Ryerson’s dead-ball ability only adds to the headache. A significant chunk of those assists have come from corners and free-kicks, turning every foul in the final third into a potential crisis for the opposition. He may not be the name on the back of the majority of shirts in Oslo, but in North America he could be the man that opponents fear most once they study the tape.

A nation finally back on the big stage

For Norway, this World Cup is about more than tactics and talent. It is about ending 28 years of watching the sport’s biggest show from the sofa.

Solbakken has felt that wait more than most. He played at the 1998 World Cup; since then, his country has stayed home every time. When qualification was finally secured, 50,000 fans turned out on a Monday night in minus four degrees to greet the team. That kind of cold doesn’t keep people indoors when they’ve waited this long.

The coach is not selling fairy tales. He has no interest in branding Norway as dark horses to win the whole thing. His view is sharper: on their day, they can beat stronger opponents, but they are in a brutal group and will have to scrap for every inch.
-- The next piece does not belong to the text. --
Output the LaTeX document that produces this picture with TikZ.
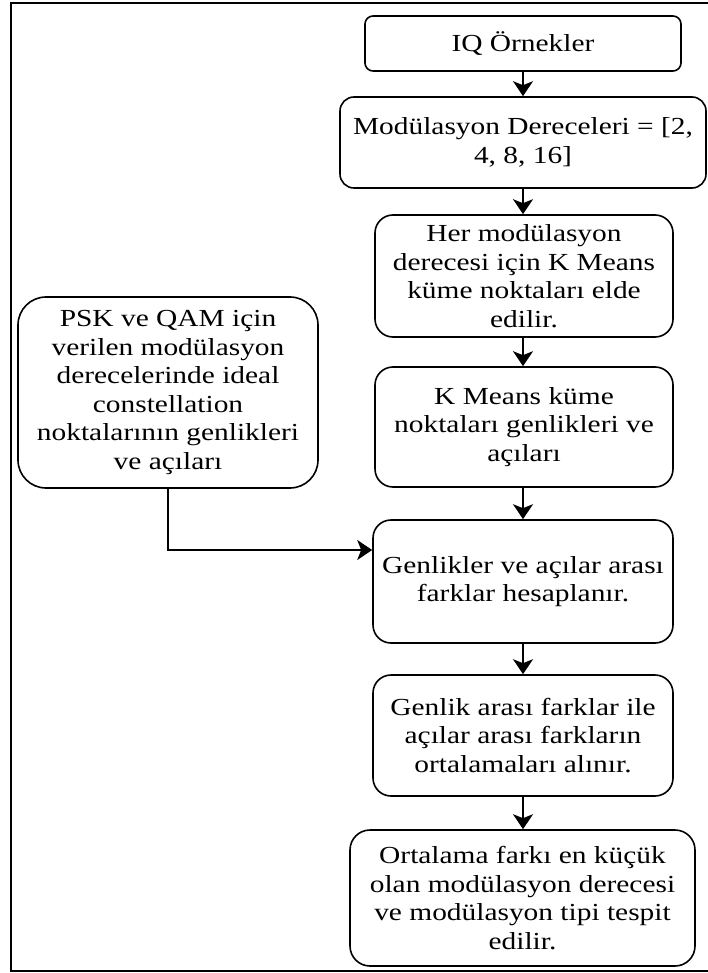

Organisation, structure, match-winners in key moments – that is the path he sees to the knockout rounds.

What he does promise is expression. A different kind of football to the Norway of old. An offensive team with good individuals who graft for one another. Haaland’s goals will headline, but the story underneath is of a side trying to be more than its superstar, a collective that believes that on the right night, against anyone, it has enough to land a punch.

The question now is not whether Norway belong back on this stage. It’s how far this bold, unconventional version of them can go once the lights come on.